In a reported published in the Financial Times, the 1920s building is said to be a zoned one for manufacturing. It added that the structure could possibly be used as another facility for gadget designers and makers who develop and create new devices for the company. There is another possibility that it could house new divisions of Google like wearable technology, robotics, and/or ‘Internet of things.’
The company is yet to make any confirmation about the imminent move to San Francisco. A spokeswoman for the company recently declined to make any comment on such speculations. But some observers note that if the report is accurate, it would be a welcome note for the company.
This report came several days following the decision of Google to end its 30-day water taxi pilot program. That initiative provides shuttle to employees to take them to San Francisco and Alameda from the current headquarters.

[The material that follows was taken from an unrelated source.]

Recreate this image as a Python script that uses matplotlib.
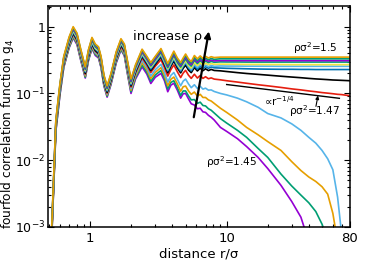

The ferry has been eyed as a good alternative for transportation within California’s highly congested highways as well as overcrowded bus routes. The water mode of transportation is also eyed to help curtail protests from critics who dislike the idea of Google and other technology firms in the area using public bus stops and terminals as drop off and picking points for their own private shuttle buses. The ferry program is also being tested by Facebook.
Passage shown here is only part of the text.